The first regulator having no output connection may as well not be there, the capacitor on the output should be a minimum of 100uf to maintain stability. The regulator being an AT series will shutdown at pretty much anything >40v shortly after negating its' 60v load dumping feature thus protecting itself and its' load.
The MOV has a clamping voltage of 77v, the original kicked in and dropped to 7 ohms which gives a minimum of 11A current flowing through a 1A rated diode. We only know the clamping voltage but the actual input voltage may have been much higher.The heating time of the diode would be extremely short and obviously track damage would occur.
Spectre posted that his mate said load dumping can cause voltages in the 20V region, I have read that they can be in the region of 120v. Don't know about this though, automotive electronics wasn't my thing.
In Danforths' nicely reverse engineered circuit it shows 2 forward biased diodes in series, why bother? The input diode dies shortly after the MOV kicks in if overvoltage is sustained and current would no longer flow through the second diode as soon as the MOV kicked in anyway.
The MOV has a fast reaction time of around 4ns and will quickly react to shunt excess to ground. A fuse is slower and especially in this case you would opt for an anti-surge which should remain intact after the MOV had shunted transients/spikes and returned to its' normal operating voltage and open resistance status. If on the other hand the excess voltage wasn't due to transients/spikes and continued the fuse wire will melt and possibly shatter the glass but save the board and tracks. The diode if used instead, slower and obviously having heated externally with everything it is in contact with suffering damage.
The regulator outputs around 100ma so I would have been tempted to insert a fuse rated at 125ma anti-surge and as Spectre posted solder another MOV in parallel with the other.
I was only a repair engineer not design so clearly there is something I am missing here.
Don't think you're missing anything, didn't make much sense to me either, but we don't know what's plugged in externally.

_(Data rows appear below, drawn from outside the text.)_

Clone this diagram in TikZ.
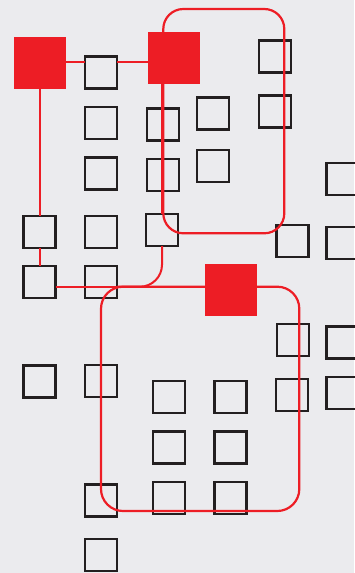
\documentclass[tikz,border=0pt]{standalone}
\definecolor{bg}{RGB}{235,235,238}
\definecolor{rd}{RGB}{237,29,37}
\definecolor{bk}{RGB}{35,31,32}
\begin{document}
\begin{tikzpicture}[x=1pt,y=-1pt,
  box/.style={draw=bk,line width=2.7pt,minimum size=32pt,inner sep=0pt,outer sep=0pt},
  hub/.style={fill=rd,minimum size=52pt,inner sep=0pt,outer sep=0pt},
  link/.style={draw=rd,line width=2pt},
  group/.style={draw=rd,line width=2.2pt}]
\fill[bg] (0,0) rectangle (354,573);
\useasboundingbox (0,0) rectangle (354,573);

% outline squares
\node[box] (a1) at (39.5,232) {};
\node[box] (a2) at (39.5,282) {};
\node[box] (a3) at (39.5,381.5) {};
\node[box] (b1) at (101,72.5) {};
\node[box] (b2) at (101,123) {};
\node[box] (b3) at (101,173.5) {};
\node[box] (b4) at (101,232) {};
\node[box] (b5) at (101,282) {};
\node[box] (b6) at (101,381) {};
\node[box] (b7) at (101,500.7) {};
\node[box] (b8) at (101,555) {};
\node[box] (c1) at (163,124.5) {};
\node[box] (c2) at (163,175) {};
\node[box] (c3) at (162,230) {};
\node[box] (d1) at (213,113.5) {};
\node[box] (d2) at (213,166) {};
\node[box] (e1) at (275,56.7) {};
\node[box] (e2) at (275,111.7) {};
\node[box] (f1) at (292.5,241) {};
\node[box] (f2) at (293,340) {};
\node[box] (f3) at (292,395) {};
\node[box] (g1) at (342.8,179) {};
\node[box] (g2) at (342.8,243) {};
\node[box] (g3) at (342.8,342.7) {};
\node[box] (g4) at (342.8,393) {};
\node[box] (k1) at (169,397) {};
\node[box] (k2) at (230.7,397) {};
\node[box] (k3) at (169,447.5) {};
\node[box] (k4) at (230.7,447.5) {};
\node[box] (k5) at (169,498) {};
\node[box] (k6) at (230.7,498) {};

% groups
\draw[group,rounded corners=20pt] (163.3,9) rectangle (284.3,233.3);
\draw[group,rounded corners=22pt] (101,286.7) rectangle (299.3,511);

% hubs
\node[hub] (r1) at (39.5,63) {};
\node[hub] (r2) at (173.5,57.5) {};
\node[hub] (r3) at (230.5,289.5) {};
\coordinate (h) at (0,286.7);
\coordinate (t) at (0,62);

% links
\draw[link] (r1.east |- t) -- (b1.west |- t);
\draw[link] (b1.east |- t) -- (r2.west |- t);
\draw[link] (r1.south) -- (a1.north);
\draw[link] (a1.south) -- (a2.north);
\draw[link] (c3.north -| 162.3,0) -- (r2.south -| 162.3,0);
\draw[link] (a2.east |- h) -- (r3.west |- h);
\draw[link,rounded corners=22pt] (c3.south) |- (b5.east |- h);

% hubs on top
\node[hub] at (r1) {};
\node[hub] at (r2) {};
\node[hub] at (r3) {};
\end{tikzpicture}
\end{document}
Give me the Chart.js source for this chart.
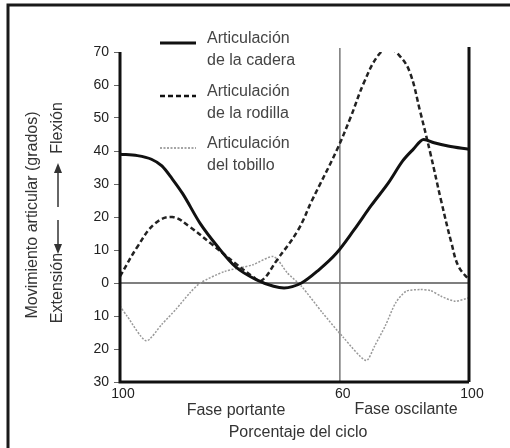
<!DOCTYPE html>
<html>
<head>
<meta charset="utf-8">
<script src="https://cdn.jsdelivr.net/npm/chart.js@4"></script>
<style>
  html, body { margin: 0; padding: 0; background: #fff; }
  #wrap { width: 510px; height: 448px; }
</style>
</head>
<body>
<div id="wrap"><canvas id="myChart" width="510" height="448"></canvas></div>
<script>
// datos
const hipX = [0, 5, 9, 12, 15, 18, 23, 28, 33, 39, 44, 47, 52, 57, 62, 67, 72, 77, 81, 84, 87, 90, 94, 100];
const hipY = [39, 38.6, 37.5, 35.5, 31.5, 27, 18, 11, 5, 1, -1, -1.5, 0, 4, 9, 16, 23.5, 30.5, 37, 40.5, 43.5, 42.5, 41.5, 40.5];

const kneeX = [0, 5, 10, 15, 20, 26, 33, 38, 40.5, 45, 51, 55, 62, 66, 70, 74, 77, 80, 83, 86, 89, 92, 95, 97, 100];
const kneeY = [2, 11, 18, 20, 17, 12, 6, 2, 0.7, 7, 16, 25, 40, 50, 61, 69, 71, 69, 64, 52, 39, 25, 12, 5, 1];

const ankleX = [0, 2, 7.5, 12, 16, 20, 23, 30, 38, 44, 48, 52, 58, 64, 70.5, 73, 76, 79, 82, 86, 89, 92, 96, 100];
const ankleY = [-7, -10, -17.5, -12.5, -8, -3, 0, 3.5, 5.5, 8, 3, -1, -9, -16.5, -23.5, -19, -13, -6, -2.5, -2, -2.3, -4, -5.5, -4.5];

const xTickValues = [0, 63, 100];
const xTickLabels = ["100", "60", "100"];
const yTickValues = [-30, -20, -10, 0, 10, 20, 30, 40, 50, 60, 70];
const swingStart = 63;

const legendLabels = [
  ["Articulación", "de la cadera"],
  ["Articulación", "de la rodilla"],
  ["Articulación", "del tobillo"],
];

const toPoints = (xs, ys) => xs.map((x, i) => ({ x: x, y: ys[i] }));

const FONT = "'Liberation Sans', Arial, sans-serif";

// Dibujos extra: marco, ejes, lineas de referencia, leyenda y textos
const extras = {
  id: "extras",
  beforeDatasetsDraw(chart) {
    const { ctx, chartArea: a, scales } = chart;
    const y0 = scales.y.getPixelForValue(0);
    const xv = scales.x.getPixelForValue(swingStart);
    ctx.save();
    ctx.strokeStyle = "#555";
    ctx.lineWidth = 1.5;
    ctx.beginPath();
    ctx.moveTo(a.left, y0);
    ctx.lineTo(a.right, y0);
    ctx.stroke();
    ctx.strokeStyle = "#777";
    ctx.beginPath();
    ctx.moveTo(xv, a.top - 4);
    ctx.lineTo(xv, a.bottom);
    ctx.stroke();
    ctx.restore();
  },
  afterDraw(chart) {
    const { ctx, chartArea: a } = chart;
    ctx.save();

    // marco exterior (solo arriba e izquierda)
    ctx.strokeStyle = "#1a1a1a";
    ctx.lineWidth = 3;
    ctx.beginPath();
    ctx.moveTo(510, 5);
    ctx.lineTo(8, 5);
    ctx.lineTo(8, 448);
    ctx.stroke();

    // ejes
    ctx.strokeStyle = "#111";
    ctx.lineWidth = 3;
    ctx.beginPath();
    ctx.moveTo(a.left, a.top);
    ctx.lineTo(a.left, a.bottom);
    ctx.lineTo(a.right, a.bottom);
    ctx.moveTo(a.right, a.top - 5);
    ctx.lineTo(a.right, a.bottom);
    ctx.stroke();

    // leyenda
    const lx1 = 160, lx2 = 196, tx = 207;
    const rows = [43, 96, 148];
    const styles = [
      { w: 3, dash: [], color: "#111" },
      { w: 2.5, dash: [5, 3], color: "#111" },
      { w: 1.5, dash: [2, 1.5], color: "#888" },
    ];
    ctx.font = "16px " + FONT;
    ctx.textBaseline = "middle";
    ctx.textAlign = "left";
    rows.forEach((ly, i) => {
      const s = styles[i];
      ctx.strokeStyle = s.color;
      ctx.lineWidth = s.w;
      ctx.setLineDash(s.dash);
      ctx.beginPath();
      ctx.moveTo(lx1, ly);
      ctx.lineTo(lx2, ly);
      ctx.stroke();
      ctx.setLineDash([]);
      ctx.fillStyle = "#444";
      ctx.fillText(legendLabels[i][0], tx, ly - 4);
      ctx.fillText(legendLabels[i][1], tx, ly + 18);
    });

    // textos eje x
    ctx.fillStyle = "#333";
    ctx.font = "16px " + FONT;
    ctx.textAlign = "center";
    ctx.fillText("Fase portante", 236, 411);
    ctx.fillText("Fase oscilante", 406, 410);
    ctx.fillText("Porcentaje del ciclo", 298, 433);

    // titulo eje y
    ctx.save();
    ctx.translate(33, 215);
    ctx.rotate(-Math.PI / 2);
    ctx.textAlign = "center";
    ctx.fillText("Movimiento articular (grados)", 0, 0);
    ctx.restore();

    ctx.save();
    ctx.translate(58, 0);
    ctx.rotate(-Math.PI / 2);
    ctx.textAlign = "center";
    ctx.fillText("Flexión", -128, 0);
    ctx.fillText("Extensión", -288, 0);
    ctx.restore();

    // flechas
    const arrow = (x, yTail, yHead) => {
      const dir = yHead < yTail ? -1 : 1;
      ctx.strokeStyle = "#333";
      ctx.fillStyle = "#333";
      ctx.lineWidth = 1.5;
      ctx.beginPath();
      ctx.moveTo(x, yTail);
      ctx.lineTo(x, yHead - dir * 8);
      ctx.stroke();
      ctx.beginPath();
      ctx.moveTo(x, yHead);
      ctx.lineTo(x - 4, yHead - dir * 10);
      ctx.lineTo(x + 4, yHead - dir * 10);
      ctx.closePath();
      ctx.fill();
    };
    arrow(58, 207, 163);
    arrow(58, 220, 254);

    ctx.restore();
  },
};

const ctx = document.getElementById("myChart");

new Chart(ctx, {
  type: "line",
  data: {
    datasets: [
      {
        label: "Articulación de la cadera",
        data: toPoints(hipX, hipY),
        borderColor: "#111",
        borderWidth: 3,
        tension: 0.4,
        cubicInterpolationMode: "monotone",
        pointRadius: 0,
      },
      {
        label: "Articulación de la rodilla",
        data: toPoints(kneeX, kneeY),
        borderColor: "#222",
        borderWidth: 2.5,
        borderDash: [5, 3],
        tension: 0.4,
        pointRadius: 0,
      },
      {
        label: "Articulación del tobillo",
        data: toPoints(ankleX, ankleY),
        borderColor: "#999",
        borderWidth: 1.5,
        borderDash: [2, 1.5],
        tension: 0.25,
        pointRadius: 0,
      },
    ],
  },
  options: {
    responsive: false,
    animation: false,
    layout: { padding: { left: 0, right: 41, top: 52, bottom: 0 } },
    plugins: {
      legend: { display: false },
      tooltip: { enabled: false },
    },
    scales: {
      x: {
        type: "linear",
        min: 0,
        max: 100,
        afterFit: (s) => { s.height = 66; },
        afterBuildTicks: (s) => { s.ticks = xTickValues.map((v) => ({ value: v })); },
        grid: { display: false, drawTicks: false },
        border: { display: false },
        ticks: {
          padding: 4,
          labelOffset: 3,
          color: "#222",
          font: { family: FONT, size: 14 },
          maxRotation: 0,
          autoSkip: false,
          callback: (v, i) => xTickLabels[i],
        },
      },
      y: {
        min: -30,
        max: 70,
        afterFit: (s) => { s.width = 120; },
        afterBuildTicks: (s) => { s.ticks = yTickValues.map((v) => ({ value: v })); },
        grid: { drawOnChartArea: false, tickLength: 6, color: "#666" },
        border: { display: false },
        ticks: {
          padding: 5,
          color: "#222",
          font: { family: FONT, size: 14 },
          callback: (v) => Math.abs(v),
        },
      },
    },
  },
  plugins: [extras],
});
</script>
</body>
</html>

I double checked the track layout before posting, so it's the only thing I'm certain about. The remains of the "frazzler" does have a band on it, and a diode is the only
polarized 2 pin, (series) component that I could think of. As you say, a fuse wouldn't have done the damage, but the original component had worked for around 15 years.
Without knowledge of the external circuitry, replacing like with "best guess" seemed the safest course (at least till we know whether the tractor works or not).
I can only assume the redundant reg is fitted to standardize pcb's across different models, link connected if needed, not used on this.
The caps across the reg o/p's are smd marked 47-10 K1, with 2 (inside a circle). They are polarized, now I've had another look, didn't seem important just for schematic,
so probably higher values.
As for MOV's, I've only ever changed them for original, or known equivalents, before now. I know the caps across the 12v supply from the "frazzler" are 35v max.
I'm assuming transients over 35v will damage them, so chose highest voltage MOV which should shunt under 35v ( 25vac, 31vdc, according to spec).
If you think a higher voltage MOV won't damage the caps, I'm open to suggestions.